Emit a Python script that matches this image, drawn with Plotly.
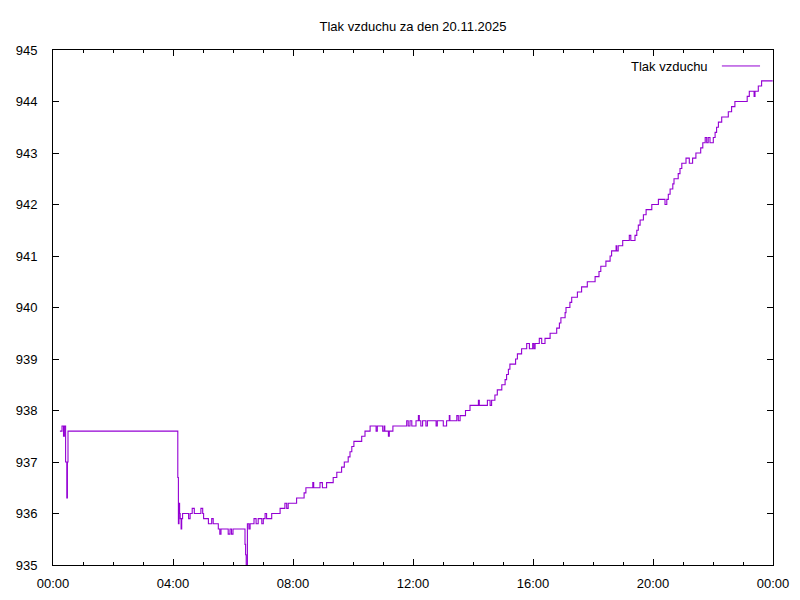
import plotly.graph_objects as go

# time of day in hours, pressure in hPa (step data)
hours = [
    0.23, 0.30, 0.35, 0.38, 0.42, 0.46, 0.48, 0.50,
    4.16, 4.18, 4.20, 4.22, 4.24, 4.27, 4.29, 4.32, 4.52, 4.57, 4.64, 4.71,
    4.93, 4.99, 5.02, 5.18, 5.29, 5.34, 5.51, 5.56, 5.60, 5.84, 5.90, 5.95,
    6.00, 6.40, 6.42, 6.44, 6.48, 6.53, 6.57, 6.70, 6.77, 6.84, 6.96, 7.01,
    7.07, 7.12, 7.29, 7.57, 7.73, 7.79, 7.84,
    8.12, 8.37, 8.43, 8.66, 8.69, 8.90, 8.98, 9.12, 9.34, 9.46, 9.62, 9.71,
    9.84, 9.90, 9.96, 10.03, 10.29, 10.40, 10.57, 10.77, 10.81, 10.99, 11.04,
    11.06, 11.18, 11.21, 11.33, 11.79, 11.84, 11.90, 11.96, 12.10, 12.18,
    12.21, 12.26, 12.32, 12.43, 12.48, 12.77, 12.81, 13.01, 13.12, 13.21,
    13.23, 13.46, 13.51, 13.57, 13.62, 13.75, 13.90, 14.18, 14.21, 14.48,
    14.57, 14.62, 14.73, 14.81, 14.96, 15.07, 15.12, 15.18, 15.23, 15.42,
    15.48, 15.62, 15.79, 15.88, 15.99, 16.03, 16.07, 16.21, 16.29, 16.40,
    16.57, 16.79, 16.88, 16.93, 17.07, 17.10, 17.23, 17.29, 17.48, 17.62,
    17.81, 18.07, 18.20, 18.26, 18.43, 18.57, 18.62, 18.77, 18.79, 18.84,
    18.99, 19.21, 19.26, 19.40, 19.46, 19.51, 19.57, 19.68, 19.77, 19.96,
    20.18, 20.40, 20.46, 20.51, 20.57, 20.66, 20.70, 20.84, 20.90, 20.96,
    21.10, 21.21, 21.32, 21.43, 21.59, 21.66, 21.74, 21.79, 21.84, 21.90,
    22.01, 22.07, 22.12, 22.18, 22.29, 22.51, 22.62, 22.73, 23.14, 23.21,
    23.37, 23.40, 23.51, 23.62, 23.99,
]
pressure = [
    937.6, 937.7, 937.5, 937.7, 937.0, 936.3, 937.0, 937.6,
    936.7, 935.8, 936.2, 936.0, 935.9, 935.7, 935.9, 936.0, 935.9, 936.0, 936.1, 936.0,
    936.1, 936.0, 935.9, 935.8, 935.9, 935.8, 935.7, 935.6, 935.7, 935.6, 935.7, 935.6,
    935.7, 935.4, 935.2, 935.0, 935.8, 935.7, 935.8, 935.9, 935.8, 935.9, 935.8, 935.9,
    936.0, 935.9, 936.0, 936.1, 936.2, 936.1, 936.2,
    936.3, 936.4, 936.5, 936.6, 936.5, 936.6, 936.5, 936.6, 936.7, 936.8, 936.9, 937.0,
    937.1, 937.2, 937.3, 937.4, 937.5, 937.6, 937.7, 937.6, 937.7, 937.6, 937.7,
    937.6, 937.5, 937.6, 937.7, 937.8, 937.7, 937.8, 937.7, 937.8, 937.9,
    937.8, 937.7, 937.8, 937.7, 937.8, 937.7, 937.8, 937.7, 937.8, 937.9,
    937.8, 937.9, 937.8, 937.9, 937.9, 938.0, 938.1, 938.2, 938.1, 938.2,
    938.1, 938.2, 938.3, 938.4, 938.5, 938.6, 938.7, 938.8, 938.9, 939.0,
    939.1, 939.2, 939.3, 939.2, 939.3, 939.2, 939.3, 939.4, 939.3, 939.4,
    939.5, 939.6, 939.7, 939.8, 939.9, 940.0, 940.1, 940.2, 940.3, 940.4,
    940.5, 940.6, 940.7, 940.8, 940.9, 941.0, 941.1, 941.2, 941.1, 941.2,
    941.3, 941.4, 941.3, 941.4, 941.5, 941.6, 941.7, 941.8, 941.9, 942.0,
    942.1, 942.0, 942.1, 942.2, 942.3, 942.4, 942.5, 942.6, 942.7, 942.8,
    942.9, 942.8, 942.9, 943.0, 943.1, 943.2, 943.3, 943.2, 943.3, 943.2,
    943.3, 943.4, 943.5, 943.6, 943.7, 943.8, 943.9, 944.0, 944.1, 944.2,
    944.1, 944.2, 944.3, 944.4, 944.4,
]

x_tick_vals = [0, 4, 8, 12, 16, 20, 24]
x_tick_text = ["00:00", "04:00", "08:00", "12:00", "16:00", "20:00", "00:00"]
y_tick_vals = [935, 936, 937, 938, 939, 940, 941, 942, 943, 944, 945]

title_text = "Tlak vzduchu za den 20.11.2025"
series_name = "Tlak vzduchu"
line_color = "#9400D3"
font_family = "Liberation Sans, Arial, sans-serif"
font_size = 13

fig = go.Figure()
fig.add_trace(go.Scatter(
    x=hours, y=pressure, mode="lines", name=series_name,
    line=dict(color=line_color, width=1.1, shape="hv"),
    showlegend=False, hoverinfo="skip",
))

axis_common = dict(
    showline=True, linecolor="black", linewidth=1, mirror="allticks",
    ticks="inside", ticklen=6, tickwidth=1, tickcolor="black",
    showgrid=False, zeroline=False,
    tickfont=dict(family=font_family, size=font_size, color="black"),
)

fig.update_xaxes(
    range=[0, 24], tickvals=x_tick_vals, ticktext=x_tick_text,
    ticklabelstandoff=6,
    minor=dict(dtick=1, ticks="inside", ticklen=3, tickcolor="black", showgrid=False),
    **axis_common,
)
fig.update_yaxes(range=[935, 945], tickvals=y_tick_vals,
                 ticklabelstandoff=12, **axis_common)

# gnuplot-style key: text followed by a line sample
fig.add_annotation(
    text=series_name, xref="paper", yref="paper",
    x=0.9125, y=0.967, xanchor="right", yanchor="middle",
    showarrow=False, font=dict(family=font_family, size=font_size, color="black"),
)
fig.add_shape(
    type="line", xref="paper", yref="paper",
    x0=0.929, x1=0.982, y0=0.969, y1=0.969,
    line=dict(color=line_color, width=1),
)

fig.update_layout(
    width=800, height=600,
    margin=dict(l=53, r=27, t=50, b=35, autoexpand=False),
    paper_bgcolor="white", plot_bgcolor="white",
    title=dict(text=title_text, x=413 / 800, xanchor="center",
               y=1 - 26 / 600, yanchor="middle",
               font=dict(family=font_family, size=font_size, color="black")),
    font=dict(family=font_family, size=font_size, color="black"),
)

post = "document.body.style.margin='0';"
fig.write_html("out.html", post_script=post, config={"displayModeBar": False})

——————————

• **Instructions to follow**: Without the pictures, print the whole listing exactly as given.

• **Answer to the task**:
Emit a Python script that matches this image, drawn with Plotly.
import plotly.graph_objects as go

# time of day in hours, pressure in hPa (step data)
hours = [
    0.23, 0.30, 0.35, 0.38, 0.42, 0.46, 0.48, 0.50,
    4.16, 4.18, 4.20, 4.22, 4.24, 4.27, 4.29, 4.32, 4.52, 4.57, 4.64, 4.71,
    4.93, 4.99, 5.02, 5.18, 5.29, 5.34, 5.51, 5.56, 5.60, 5.84, 5.90, 5.95,
    6.00, 6.40, 6.42, 6.44, 6.48, 6.53, 6.57, 6.70, 6.77, 6.84, 6.96, 7.01,
    7.07, 7.12, 7.29, 7.57, 7.73, 7.79, 7.84,
    8.12, 8.37, 8.43, 8.66, 8.69, 8.90, 8.98, 9.12, 9.34, 9.46, 9.62, 9.71,
    9.84, 9.90, 9.96, 10.03, 10.29, 10.40, 10.57, 10.77, 10.81, 10.99, 11.04,
    11.06, 11.18, 11.21, 11.33, 11.79, 11.84, 11.90, 11.96, 12.10, 12.18,
    12.21, 12.26, 12.32, 12.43, 12.48, 12.77, 12.81, 13.01, 13.12, 13.21,
    13.23, 13.46, 13.51, 13.57, 13.62, 13.75, 13.90, 14.18, 14.21, 14.48,
    14.57, 14.62, 14.73, 14.81, 14.96, 15.07, 15.12, 15.18, 15.23, 15.42,
    15.48, 15.62, 15.79, 15.88, 15.99, 16.03, 16.07, 16.21, 16.29, 16.40,
    16.57, 16.79, 16.88, 16.93, 17.07, 17.10, 17.23, 17.29, 17.48, 17.62,
    17.81, 18.07, 18.20, 18.26, 18.43, 18.57, 18.62, 18.77, 18.79, 18.84,
    18.99, 19.21, 19.26, 19.40, 19.46, 19.51, 19.57, 19.68, 19.77, 19.96,
    20.18, 20.40, 20.46, 20.51, 20.57, 20.66, 20.70, 20.84, 20.90, 20.96,
    21.10, 21.21, 21.32, 21.43, 21.59, 21.66, 21.74, 21.79, 21.84, 21.90,
    22.01, 22.07, 22.12, 22.18, 22.29, 22.51, 22.62, 22.73, 23.14, 23.21,
    23.37, 23.40, 23.51, 23.62, 23.99,
]
pressure = [
    937.6, 937.7, 937.5, 937.7, 937.0, 936.3, 937.0, 937.6,
    936.7, 935.8, 936.2, 936.0, 935.9, 935.7, 935.9, 936.0, 935.9, 936.0, 936.1, 936.0,
    936.1, 936.0, 935.9, 935.8, 935.9, 935.8, 935.7, 935.6, 935.7, 935.6, 935.7, 935.6,
    935.7, 935.4, 935.2, 935.0, 935.8, 935.7, 935.8, 935.9, 935.8, 935.9, 935.8, 935.9,
    936.0, 935.9, 936.0, 936.1, 936.2, 936.1, 936.2,
    936.3, 936.4, 936.5, 936.6, 936.5, 936.6, 936.5, 936.6, 936.7, 936.8, 936.9, 937.0,
    937.1, 937.2, 937.3, 937.4, 937.5, 937.6, 937.7, 937.6, 937.7, 937.6, 937.7,
    937.6, 937.5, 937.6, 937.7, 937.8, 937.7, 937.8, 937.7, 937.8, 937.9,
    937.8, 937.7, 937.8, 937.7, 937.8, 937.7, 937.8, 937.7, 937.8, 937.9,
    937.8, 937.9, 937.8, 937.9, 937.9, 938.0, 938.1, 938.2, 938.1, 938.2,
    938.1, 938.2, 938.3, 938.4, 938.5, 938.6, 938.7, 938.8, 938.9, 939.0,
    939.1, 939.2, 939.3, 939.2, 939.3, 939.2, 939.3, 939.4, 939.3, 939.4,
    939.5, 939.6, 939.7, 939.8, 939.9, 940.0, 940.1, 940.2, 940.3, 940.4,
    940.5, 940.6, 940.7, 940.8, 940.9, 941.0, 941.1, 941.2, 941.1, 941.2,
    941.3, 941.4, 941.3, 941.4, 941.5, 941.6, 941.7, 941.8, 941.9, 942.0,
    942.1, 942.0, 942.1, 942.2, 942.3, 942.4, 942.5, 942.6, 942.7, 942.8,
    942.9, 942.8, 942.9, 943.0, 943.1, 943.2, 943.3, 943.2, 943.3, 943.2,
    943.3, 943.4, 943.5, 943.6, 943.7, 943.8, 943.9, 944.0, 944.1, 944.2,
    944.1, 944.2, 944.3, 944.4, 944.4,
]

x_tick_vals = [0, 4, 8, 12, 16, 20, 24]
x_tick_text = ["00:00", "04:00", "08:00", "12:00", "16:00", "20:00", "00:00"]
y_tick_vals = [935, 936, 937, 938, 939, 940, 941, 942, 943, 944, 945]

title_text = "Tlak vzduchu za den 20.11.2025"
series_name = "Tlak vzduchu"
line_color = "#9400D3"
font_family = "Liberation Sans, Arial, sans-serif"
font_size = 13

fig = go.Figure()
fig.add_trace(go.Scatter(
    x=hours, y=pressure, mode="lines", name=series_name,
    line=dict(color=line_color, width=1.1, shape="hv"),
    showlegend=False, hoverinfo="skip",
))

axis_common = dict(
    showline=True, linecolor="black", linewidth=1, mirror="allticks",
    ticks="inside", ticklen=6, tickwidth=1, tickcolor="black",
    showgrid=False, zeroline=False,
    tickfont=dict(family=font_family, size=font_size, color="black"),
)

fig.update_xaxes(
    range=[0, 24], tickvals=x_tick_vals, ticktext=x_tick_text,
    ticklabelstandoff=6,
    minor=dict(dtick=1, ticks="inside", ticklen=3, tickcolor="black", showgrid=False),
    **axis_common,
)
fig.update_yaxes(range=[935, 945], tickvals=y_tick_vals,
                 ticklabelstandoff=12, **axis_common)

# gnuplot-style key: text followed by a line sample
fig.add_annotation(
    text=series_name, xref="paper", yref="paper",
    x=0.9125, y=0.967, xanchor="right", yanchor="middle",
    showarrow=False, font=dict(family=font_family, size=font_size, color="black"),
)
fig.add_shape(
    type="line", xref="paper", yref="paper",
    x0=0.929, x1=0.982, y0=0.969, y1=0.969,
    line=dict(color=line_color, width=1),
)

fig.update_layout(
    width=800, height=600,
    margin=dict(l=53, r=27, t=50, b=35, autoexpand=False),
    paper_bgcolor="white", plot_bgcolor="white",
    title=dict(text=title_text, x=413 / 800, xanchor="center",
               y=1 - 26 / 600, yanchor="middle",
               font=dict(family=font_family, size=font_size, color="black")),
    font=dict(family=font_family, size=font_size, color="black"),
)

post = "document.body.style.margin='0';"
fig.write_html("out.html", post_script=post, config={"displayModeBar": False})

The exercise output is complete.